Artists are freelancers. They are commissioned by project, or by gallery show. Adjunct professors are basically freelancers, having to worry if their academic institution will hire them back. Any state that allows “at will” employment means their employees have no security. It’s not about how well the employee does the job; it’s about corporate whims.
We all need periods of time when we sink into our work routines, know there’s X amount of money coming in, and have at least a few months where we’re not worried from paycheck to paycheck, and try to build some decent savings.
But don’t forget that even the most seemingly secure job can be transient. Companies are sold, change management, go under. An illness or other life change can affect your ability to do your job the way you did before, and the company may choose to cut you loose rather than to make accommodations.
If you’re in a job where you feel secure, bask in it, at least for a little while.
But keep your resume up to date, stay in touch with friends and colleagues from previous jobs, and keep expanding your network. Put what you can aside for the future (many can’t; with wages stagnant, many of us barely make expenses each month, no matter how many coffees we forgo – which is, by the way, a condescending and insulting metric). Be open to new opportunities. If you are happy where you are, you can always say no to switching jobs. But it’s also rewarding to be considered and invited into new opportunities.
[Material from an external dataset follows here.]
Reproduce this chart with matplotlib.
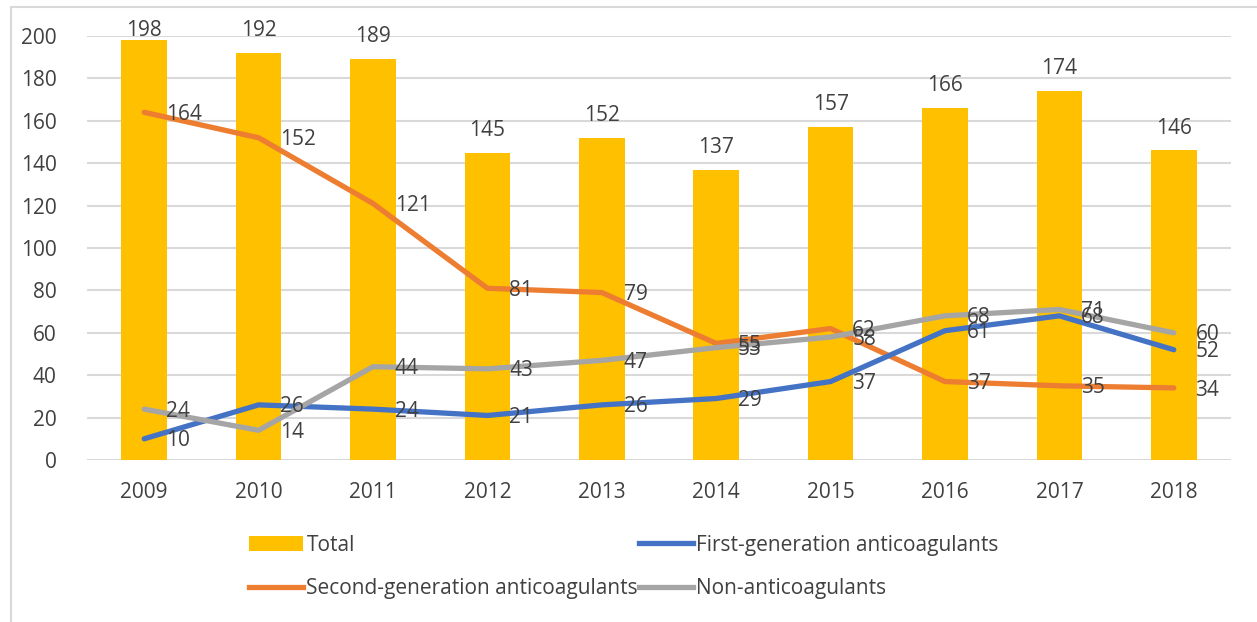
import matplotlib.pyplot as plt
from matplotlib.patches import Rectangle, Patch
from matplotlib.lines import Line2D
import numpy as np

# Données du graphique
years = ['2009', '2010', '2011', '2012', '2013', '2014', '2015', '2016', '2017', '2018']
total = [198, 192, 189, 145, 152, 137, 157, 166, 174, 146]
first_gen = [10, 26, 24, 21, 26, 29, 37, 61, 68, 52]
second_gen = [164, 152, 121, 81, 79, 55, 62, 37, 35, 34]
non_anti = [24, 14, 44, 43, 47, 53, 58, 68, 71, 60]

plt.rcParams['font.family'] = ['Open Sans', 'DejaVu Sans']
txt = '#404040'
fs = 15

fig = plt.figure(figsize=(12.57, 6.22), dpi=100)
ax = fig.add_axes([87 / 1257, 1 - 460 / 622, 1144 / 1257, 424 / 622])

# cadre gris autour du graphique
fig.patches.append(Rectangle((11 / 1257, -0.1), 1.2, 1 - 7 / 622 + 0.1,
                             transform=fig.transFigure, fill=False,
                             edgecolor='#D9D9D9', lw=1.5))

x = np.arange(len(years))
ax.bar(x, total, width=0.4, color='#FFC000', zorder=2)
for xi, v in zip(x, total):
    # étiquettes au-dessus des barres, bloquées en haut comme dans Excel
    ax.text(xi, min(v + 5.6, 197.6), str(v), ha='center', va='bottom',
            fontsize=fs, color=txt)

series = [
    (second_gen, '#ED7D31'),
    (first_gen, '#4472C4'),
    (non_anti, '#A5A5A5'),
]
for vals, col in series:
    ax.plot(x, vals, color=col, lw=3.8, solid_capstyle='round', zorder=3)
    for xi, v in zip(x, vals):
        ax.text(xi + 0.19, v - 1, str(v), ha='left', va='center', fontsize=fs,
                color=txt, zorder=4)

ax.set_xlim(-0.5, len(years) - 0.5)
ax.set_ylim(0, 200)
ax.set_yticks(range(0, 201, 20))
ax.set_xticks(x)
ax.set_xticklabels(years)
ax.tick_params(length=0, labelsize=fs, colors=txt)
ax.tick_params(axis='x', pad=16)
ax.tick_params(axis='y', pad=22)
ax.grid(axis='y', color='#D9D9D9', lw=1.5, zorder=0)
ax.set_axisbelow(True)
for s in ax.spines.values():
    s.set_visible(False)

handles = [
    Patch(facecolor='#FFC000'),
    Line2D([], [], color='#ED7D31', lw=3.8),
    Line2D([], [], color='#4472C4', lw=3.8),
    Line2D([], [], color='#A5A5A5', lw=3.8),
]
labels = ['Total', 'Second-generation anticoagulants',
          'First-generation anticoagulants', 'Non-anticoagulants']
fig.legend(handles, labels, ncol=2, loc='center', bbox_to_anchor=(624 / 1257, 1 - 567 / 622),
           frameon=False, fontsize=fs, labelcolor=txt, handlelength=2.6,
           handletextpad=0.15, columnspacing=0.05, labelspacing=1.1)

fig.savefig('out.png', dpi=100)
This ebbs and flows. Sometimes we’re too tired to make much effort. But putting aside an hour or two every month to connect or reconnect with people will enrich your life (because most people are interesting, if you just give them a chance), and position you for work opportunities.
At the end of the day, no matter how secure we think we are, we are really all freelancers. Especially in a society where a political faction is determined to destroy any safety nets.